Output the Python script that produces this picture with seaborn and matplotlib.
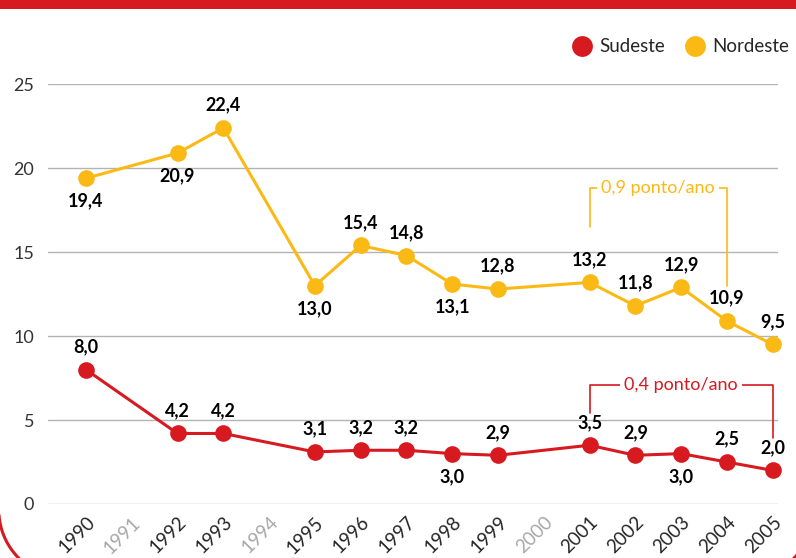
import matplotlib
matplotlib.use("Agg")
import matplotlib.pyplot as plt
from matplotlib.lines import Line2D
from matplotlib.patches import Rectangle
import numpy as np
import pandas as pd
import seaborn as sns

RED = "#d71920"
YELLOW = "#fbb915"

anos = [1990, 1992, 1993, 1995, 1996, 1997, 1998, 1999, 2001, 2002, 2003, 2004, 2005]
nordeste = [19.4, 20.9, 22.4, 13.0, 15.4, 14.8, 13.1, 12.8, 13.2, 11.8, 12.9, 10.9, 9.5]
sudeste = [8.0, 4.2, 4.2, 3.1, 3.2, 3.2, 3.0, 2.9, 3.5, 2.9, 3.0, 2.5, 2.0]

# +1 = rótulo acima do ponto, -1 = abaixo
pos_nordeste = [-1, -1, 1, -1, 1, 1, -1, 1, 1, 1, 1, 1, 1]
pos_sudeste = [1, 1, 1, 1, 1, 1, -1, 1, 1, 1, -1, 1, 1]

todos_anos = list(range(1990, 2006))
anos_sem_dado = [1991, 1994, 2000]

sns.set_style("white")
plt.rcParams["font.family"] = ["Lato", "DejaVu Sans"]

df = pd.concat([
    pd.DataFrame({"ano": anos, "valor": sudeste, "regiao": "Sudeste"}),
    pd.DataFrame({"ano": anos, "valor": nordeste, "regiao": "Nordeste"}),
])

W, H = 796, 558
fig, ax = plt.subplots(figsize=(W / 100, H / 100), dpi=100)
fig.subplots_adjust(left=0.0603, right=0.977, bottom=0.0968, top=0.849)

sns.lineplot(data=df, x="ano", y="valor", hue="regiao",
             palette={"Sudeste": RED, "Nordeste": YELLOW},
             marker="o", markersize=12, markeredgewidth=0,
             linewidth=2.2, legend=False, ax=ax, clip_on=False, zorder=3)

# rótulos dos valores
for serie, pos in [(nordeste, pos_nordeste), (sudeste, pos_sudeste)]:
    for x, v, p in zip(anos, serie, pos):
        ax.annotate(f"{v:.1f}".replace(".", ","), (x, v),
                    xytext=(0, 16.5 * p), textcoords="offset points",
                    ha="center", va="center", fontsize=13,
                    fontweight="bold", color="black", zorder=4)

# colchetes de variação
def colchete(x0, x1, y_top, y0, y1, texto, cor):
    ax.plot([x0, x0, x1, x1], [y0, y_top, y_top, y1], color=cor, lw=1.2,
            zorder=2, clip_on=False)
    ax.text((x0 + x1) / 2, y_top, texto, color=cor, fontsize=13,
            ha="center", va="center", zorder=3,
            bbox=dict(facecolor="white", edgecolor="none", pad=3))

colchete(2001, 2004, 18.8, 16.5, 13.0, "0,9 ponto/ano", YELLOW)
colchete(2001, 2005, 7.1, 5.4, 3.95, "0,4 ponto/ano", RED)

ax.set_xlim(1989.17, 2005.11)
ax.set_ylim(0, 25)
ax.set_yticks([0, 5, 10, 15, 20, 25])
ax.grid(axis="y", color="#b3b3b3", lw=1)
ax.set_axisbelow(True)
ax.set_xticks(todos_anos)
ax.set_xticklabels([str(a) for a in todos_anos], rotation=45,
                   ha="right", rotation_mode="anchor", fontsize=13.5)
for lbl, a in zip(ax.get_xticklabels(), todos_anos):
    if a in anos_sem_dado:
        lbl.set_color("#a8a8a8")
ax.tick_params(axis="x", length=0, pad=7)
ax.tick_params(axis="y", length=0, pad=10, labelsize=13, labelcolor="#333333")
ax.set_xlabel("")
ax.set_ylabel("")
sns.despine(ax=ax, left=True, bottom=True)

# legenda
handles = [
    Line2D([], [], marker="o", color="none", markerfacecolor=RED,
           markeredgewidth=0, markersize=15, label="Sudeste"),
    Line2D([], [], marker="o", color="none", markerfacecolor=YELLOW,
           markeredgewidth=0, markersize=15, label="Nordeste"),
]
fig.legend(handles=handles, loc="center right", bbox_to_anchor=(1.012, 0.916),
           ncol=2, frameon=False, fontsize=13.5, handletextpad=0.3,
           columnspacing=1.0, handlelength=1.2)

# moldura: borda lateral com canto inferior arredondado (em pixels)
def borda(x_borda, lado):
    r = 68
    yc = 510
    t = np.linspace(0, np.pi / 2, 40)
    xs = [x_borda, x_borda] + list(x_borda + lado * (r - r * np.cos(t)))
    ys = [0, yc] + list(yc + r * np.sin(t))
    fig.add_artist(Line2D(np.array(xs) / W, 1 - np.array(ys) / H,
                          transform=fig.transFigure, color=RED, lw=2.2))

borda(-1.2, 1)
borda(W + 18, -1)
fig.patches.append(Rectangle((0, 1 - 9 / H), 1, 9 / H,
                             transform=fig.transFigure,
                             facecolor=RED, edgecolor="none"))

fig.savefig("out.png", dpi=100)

* * *

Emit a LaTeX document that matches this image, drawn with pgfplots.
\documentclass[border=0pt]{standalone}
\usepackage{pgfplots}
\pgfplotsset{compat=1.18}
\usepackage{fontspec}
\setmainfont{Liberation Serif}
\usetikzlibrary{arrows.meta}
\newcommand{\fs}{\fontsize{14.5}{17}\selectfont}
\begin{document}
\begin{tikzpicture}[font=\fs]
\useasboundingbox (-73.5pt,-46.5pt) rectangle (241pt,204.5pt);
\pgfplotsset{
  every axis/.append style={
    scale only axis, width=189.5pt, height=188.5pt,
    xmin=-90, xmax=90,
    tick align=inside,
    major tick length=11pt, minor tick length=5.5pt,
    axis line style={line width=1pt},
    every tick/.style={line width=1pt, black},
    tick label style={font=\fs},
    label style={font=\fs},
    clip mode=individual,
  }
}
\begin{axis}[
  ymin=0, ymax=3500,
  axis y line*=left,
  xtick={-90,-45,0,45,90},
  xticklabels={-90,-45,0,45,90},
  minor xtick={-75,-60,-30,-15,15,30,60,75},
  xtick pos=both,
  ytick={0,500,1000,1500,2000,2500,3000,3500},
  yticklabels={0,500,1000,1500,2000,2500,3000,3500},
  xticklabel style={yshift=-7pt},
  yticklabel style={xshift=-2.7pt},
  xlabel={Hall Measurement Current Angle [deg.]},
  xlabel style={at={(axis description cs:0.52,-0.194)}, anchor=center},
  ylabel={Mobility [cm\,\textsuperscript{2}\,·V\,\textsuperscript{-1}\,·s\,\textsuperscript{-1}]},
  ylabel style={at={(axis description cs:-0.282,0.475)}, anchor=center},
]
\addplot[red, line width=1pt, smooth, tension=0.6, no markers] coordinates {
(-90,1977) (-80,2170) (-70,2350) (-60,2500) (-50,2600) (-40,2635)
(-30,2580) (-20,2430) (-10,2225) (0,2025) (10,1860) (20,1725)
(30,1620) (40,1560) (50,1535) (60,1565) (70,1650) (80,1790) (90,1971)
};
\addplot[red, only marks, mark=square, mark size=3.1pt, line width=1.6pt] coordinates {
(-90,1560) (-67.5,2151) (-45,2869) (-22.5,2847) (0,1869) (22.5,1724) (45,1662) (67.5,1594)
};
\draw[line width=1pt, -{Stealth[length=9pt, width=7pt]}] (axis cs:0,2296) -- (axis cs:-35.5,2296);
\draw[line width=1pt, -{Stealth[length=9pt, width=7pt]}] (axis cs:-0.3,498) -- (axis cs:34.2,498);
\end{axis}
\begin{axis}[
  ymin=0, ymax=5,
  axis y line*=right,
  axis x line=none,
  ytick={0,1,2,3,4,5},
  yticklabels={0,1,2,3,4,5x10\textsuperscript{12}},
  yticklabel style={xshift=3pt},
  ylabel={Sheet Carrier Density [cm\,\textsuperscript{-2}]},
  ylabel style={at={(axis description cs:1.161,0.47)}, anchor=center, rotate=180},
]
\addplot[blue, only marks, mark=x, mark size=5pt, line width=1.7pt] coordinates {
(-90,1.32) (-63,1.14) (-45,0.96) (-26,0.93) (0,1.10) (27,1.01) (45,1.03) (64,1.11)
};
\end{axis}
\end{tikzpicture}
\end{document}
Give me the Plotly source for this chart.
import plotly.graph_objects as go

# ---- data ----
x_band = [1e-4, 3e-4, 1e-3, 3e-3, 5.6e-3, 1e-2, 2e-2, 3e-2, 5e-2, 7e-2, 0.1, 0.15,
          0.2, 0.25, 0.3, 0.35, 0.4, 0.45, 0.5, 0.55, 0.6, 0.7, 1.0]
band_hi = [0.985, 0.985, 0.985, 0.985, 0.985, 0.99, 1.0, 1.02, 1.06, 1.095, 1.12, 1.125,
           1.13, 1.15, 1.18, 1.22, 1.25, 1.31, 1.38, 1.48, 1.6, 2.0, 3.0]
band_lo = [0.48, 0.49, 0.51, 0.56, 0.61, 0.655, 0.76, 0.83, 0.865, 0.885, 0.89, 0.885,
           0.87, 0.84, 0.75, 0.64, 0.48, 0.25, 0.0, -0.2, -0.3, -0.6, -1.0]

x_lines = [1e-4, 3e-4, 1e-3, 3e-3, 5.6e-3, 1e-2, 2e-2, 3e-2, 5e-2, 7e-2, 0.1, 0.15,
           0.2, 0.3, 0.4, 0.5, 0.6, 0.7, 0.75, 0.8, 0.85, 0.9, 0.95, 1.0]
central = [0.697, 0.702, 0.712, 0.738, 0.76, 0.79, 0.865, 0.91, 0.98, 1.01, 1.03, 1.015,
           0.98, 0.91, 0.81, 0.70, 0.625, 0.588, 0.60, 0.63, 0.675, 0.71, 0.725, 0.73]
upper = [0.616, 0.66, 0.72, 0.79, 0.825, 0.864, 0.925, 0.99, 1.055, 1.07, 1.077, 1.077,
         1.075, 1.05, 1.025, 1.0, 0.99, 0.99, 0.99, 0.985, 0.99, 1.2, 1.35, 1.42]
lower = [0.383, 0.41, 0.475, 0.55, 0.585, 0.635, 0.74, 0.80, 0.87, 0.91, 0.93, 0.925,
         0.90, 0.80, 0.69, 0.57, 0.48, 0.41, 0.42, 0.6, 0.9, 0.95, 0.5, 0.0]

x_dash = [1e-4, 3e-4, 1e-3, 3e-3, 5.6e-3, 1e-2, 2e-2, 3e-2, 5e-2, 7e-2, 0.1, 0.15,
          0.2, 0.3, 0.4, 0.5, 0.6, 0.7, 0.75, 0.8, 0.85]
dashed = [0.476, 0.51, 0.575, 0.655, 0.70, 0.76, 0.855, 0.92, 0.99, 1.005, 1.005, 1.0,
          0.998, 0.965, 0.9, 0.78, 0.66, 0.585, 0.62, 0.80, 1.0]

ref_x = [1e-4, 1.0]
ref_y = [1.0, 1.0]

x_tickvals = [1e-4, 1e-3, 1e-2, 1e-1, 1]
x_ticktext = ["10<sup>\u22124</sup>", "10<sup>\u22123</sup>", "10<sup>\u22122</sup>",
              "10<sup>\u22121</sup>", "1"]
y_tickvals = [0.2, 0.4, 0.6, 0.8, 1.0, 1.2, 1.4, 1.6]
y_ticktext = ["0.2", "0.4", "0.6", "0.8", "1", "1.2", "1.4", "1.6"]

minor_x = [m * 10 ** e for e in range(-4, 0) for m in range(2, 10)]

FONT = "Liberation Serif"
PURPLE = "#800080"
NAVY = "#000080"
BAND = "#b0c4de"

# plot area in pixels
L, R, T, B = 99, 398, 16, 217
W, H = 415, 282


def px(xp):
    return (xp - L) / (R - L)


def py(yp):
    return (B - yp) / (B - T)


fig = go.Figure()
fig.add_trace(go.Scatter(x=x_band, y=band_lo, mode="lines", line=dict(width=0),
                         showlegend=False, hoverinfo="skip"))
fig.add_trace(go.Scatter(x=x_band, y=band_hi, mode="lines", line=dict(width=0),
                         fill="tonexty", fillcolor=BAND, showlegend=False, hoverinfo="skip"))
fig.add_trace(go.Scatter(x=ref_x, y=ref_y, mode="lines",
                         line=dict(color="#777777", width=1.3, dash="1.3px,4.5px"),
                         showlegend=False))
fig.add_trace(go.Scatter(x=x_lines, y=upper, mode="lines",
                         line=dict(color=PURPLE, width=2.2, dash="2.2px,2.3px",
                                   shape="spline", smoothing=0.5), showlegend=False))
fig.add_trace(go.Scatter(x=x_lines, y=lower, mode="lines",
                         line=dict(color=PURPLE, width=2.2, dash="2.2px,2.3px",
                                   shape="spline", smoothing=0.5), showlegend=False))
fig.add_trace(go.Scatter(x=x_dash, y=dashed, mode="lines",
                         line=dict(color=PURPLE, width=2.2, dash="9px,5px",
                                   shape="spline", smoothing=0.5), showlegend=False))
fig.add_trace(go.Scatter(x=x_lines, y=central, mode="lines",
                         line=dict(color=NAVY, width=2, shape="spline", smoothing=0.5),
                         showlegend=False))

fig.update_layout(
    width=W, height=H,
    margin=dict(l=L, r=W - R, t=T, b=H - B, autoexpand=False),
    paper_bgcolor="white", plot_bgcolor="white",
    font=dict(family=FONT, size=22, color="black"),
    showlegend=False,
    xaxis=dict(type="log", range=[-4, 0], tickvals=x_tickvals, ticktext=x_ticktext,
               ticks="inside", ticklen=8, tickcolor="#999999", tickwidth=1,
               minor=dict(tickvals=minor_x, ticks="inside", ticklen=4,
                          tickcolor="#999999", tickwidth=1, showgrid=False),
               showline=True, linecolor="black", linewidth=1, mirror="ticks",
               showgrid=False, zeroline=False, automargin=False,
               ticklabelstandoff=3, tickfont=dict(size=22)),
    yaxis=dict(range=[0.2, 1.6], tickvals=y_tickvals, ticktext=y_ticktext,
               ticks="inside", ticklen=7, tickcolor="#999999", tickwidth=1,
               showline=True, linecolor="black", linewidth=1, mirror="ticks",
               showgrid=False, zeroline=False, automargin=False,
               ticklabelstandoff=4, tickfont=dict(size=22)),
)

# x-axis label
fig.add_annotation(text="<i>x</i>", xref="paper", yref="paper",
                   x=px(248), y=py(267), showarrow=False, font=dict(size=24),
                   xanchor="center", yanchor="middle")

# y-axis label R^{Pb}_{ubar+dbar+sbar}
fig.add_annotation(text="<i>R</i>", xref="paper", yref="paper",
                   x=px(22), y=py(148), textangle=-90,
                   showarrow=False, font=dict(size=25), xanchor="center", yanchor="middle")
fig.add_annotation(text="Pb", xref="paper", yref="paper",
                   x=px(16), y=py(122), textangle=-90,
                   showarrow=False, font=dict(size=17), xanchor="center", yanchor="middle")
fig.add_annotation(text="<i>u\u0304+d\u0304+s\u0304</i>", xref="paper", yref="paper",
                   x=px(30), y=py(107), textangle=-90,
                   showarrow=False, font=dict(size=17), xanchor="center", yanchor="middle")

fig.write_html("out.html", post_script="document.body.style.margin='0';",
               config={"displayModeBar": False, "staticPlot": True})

◆ **Task brief**: Every line from the one containing "Output the Python" to the one containing "import seaborn as sns" should be output exactly, both ends included. Nothing else goes in, and no pictures either.

◆ **Response**:
Output the Python script that produces this picture with seaborn and matplotlib.
import matplotlib
matplotlib.use("Agg")
import matplotlib.pyplot as plt
from matplotlib.lines import Line2D
from matplotlib.patches import Rectangle
import numpy as np
import pandas as pd
import seaborn as sns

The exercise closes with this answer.